## WHAT THE TASK ASKS
Give again the entries below exactly, beginning at the first line and ending at the line with "2068, 2068, 2068];".
-- BEGIN --
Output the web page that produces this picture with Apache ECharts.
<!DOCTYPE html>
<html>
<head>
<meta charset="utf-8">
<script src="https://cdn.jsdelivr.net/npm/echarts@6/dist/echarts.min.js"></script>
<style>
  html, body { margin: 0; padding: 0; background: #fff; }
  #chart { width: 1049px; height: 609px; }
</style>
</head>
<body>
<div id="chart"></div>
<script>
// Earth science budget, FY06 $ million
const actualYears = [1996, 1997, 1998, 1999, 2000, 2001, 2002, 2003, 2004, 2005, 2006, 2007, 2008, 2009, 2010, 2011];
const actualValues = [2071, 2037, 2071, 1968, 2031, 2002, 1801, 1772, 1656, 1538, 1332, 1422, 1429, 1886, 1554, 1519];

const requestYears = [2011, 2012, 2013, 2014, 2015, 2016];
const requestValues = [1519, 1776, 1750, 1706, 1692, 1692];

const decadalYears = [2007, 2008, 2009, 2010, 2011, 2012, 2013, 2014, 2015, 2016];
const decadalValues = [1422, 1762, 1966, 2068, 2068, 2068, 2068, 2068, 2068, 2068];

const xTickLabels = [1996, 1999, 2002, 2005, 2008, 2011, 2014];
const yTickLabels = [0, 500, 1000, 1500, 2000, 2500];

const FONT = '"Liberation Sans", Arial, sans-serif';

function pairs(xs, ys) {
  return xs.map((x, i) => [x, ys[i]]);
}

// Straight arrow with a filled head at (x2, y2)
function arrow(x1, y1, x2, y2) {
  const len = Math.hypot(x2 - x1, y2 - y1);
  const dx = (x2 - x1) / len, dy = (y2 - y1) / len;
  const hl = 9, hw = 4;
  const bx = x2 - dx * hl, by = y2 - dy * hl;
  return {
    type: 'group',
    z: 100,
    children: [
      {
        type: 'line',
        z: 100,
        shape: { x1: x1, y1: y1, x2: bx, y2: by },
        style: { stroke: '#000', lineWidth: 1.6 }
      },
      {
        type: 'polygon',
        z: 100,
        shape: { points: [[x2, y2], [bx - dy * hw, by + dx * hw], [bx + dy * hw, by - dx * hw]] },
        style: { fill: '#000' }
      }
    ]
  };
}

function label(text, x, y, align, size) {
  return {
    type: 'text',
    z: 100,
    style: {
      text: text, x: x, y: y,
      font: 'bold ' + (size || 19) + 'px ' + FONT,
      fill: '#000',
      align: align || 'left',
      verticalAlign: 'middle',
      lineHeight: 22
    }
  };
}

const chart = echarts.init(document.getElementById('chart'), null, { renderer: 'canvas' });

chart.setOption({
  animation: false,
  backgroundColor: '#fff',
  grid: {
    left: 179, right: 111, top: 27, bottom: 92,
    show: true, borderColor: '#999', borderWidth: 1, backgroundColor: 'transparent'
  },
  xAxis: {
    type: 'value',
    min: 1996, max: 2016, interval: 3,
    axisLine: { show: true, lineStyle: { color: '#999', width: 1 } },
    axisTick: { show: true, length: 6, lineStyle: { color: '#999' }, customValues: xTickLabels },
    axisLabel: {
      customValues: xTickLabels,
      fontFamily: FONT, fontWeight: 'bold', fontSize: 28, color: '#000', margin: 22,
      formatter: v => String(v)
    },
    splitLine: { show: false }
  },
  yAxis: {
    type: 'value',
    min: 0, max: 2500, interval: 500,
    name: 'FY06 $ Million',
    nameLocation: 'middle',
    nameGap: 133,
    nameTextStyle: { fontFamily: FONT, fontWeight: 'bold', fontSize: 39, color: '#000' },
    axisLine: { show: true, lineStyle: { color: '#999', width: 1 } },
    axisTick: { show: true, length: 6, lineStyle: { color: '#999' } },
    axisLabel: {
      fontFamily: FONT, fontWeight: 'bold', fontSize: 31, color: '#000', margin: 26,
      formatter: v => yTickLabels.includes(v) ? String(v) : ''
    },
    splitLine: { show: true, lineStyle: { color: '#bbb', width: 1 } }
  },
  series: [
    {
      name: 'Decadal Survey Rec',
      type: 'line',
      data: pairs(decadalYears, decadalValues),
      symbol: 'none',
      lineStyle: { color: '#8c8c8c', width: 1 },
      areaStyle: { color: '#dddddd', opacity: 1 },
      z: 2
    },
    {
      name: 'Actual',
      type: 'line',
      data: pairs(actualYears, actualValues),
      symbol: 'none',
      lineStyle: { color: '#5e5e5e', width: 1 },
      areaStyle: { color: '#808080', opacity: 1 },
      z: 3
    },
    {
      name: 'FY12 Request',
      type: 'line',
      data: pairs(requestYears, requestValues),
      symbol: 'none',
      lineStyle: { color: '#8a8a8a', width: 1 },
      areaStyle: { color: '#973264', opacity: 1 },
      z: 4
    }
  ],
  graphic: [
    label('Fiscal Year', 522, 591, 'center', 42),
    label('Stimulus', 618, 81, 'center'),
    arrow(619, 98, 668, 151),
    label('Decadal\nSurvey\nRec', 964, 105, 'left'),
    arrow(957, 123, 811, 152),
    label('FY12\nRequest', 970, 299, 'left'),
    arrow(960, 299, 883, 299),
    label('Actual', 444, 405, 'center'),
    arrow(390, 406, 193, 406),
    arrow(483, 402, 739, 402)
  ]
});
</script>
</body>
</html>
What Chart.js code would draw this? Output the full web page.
-- END --
## FULL ANSWER
Output the web page that produces this picture with Apache ECharts.
<!DOCTYPE html>
<html>
<head>
<meta charset="utf-8">
<script src="https://cdn.jsdelivr.net/npm/echarts@6/dist/echarts.min.js"></script>
<style>
  html, body { margin: 0; padding: 0; background: #fff; }
  #chart { width: 1049px; height: 609px; }
</style>
</head>
<body>
<div id="chart"></div>
<script>
// Earth science budget, FY06 $ million
const actualYears = [1996, 1997, 1998, 1999, 2000, 2001, 2002, 2003, 2004, 2005, 2006, 2007, 2008, 2009, 2010, 2011];
const actualValues = [2071, 2037, 2071, 1968, 2031, 2002, 1801, 1772, 1656, 1538, 1332, 1422, 1429, 1886, 1554, 1519];

const requestYears = [2011, 2012, 2013, 2014, 2015, 2016];
const requestValues = [1519, 1776, 1750, 1706, 1692, 1692];

const decadalYears = [2007, 2008, 2009, 2010, 2011, 2012, 2013, 2014, 2015, 2016];
const decadalValues = [1422, 1762, 1966, 2068, 2068, 2068, 2068, 2068, 2068, 2068];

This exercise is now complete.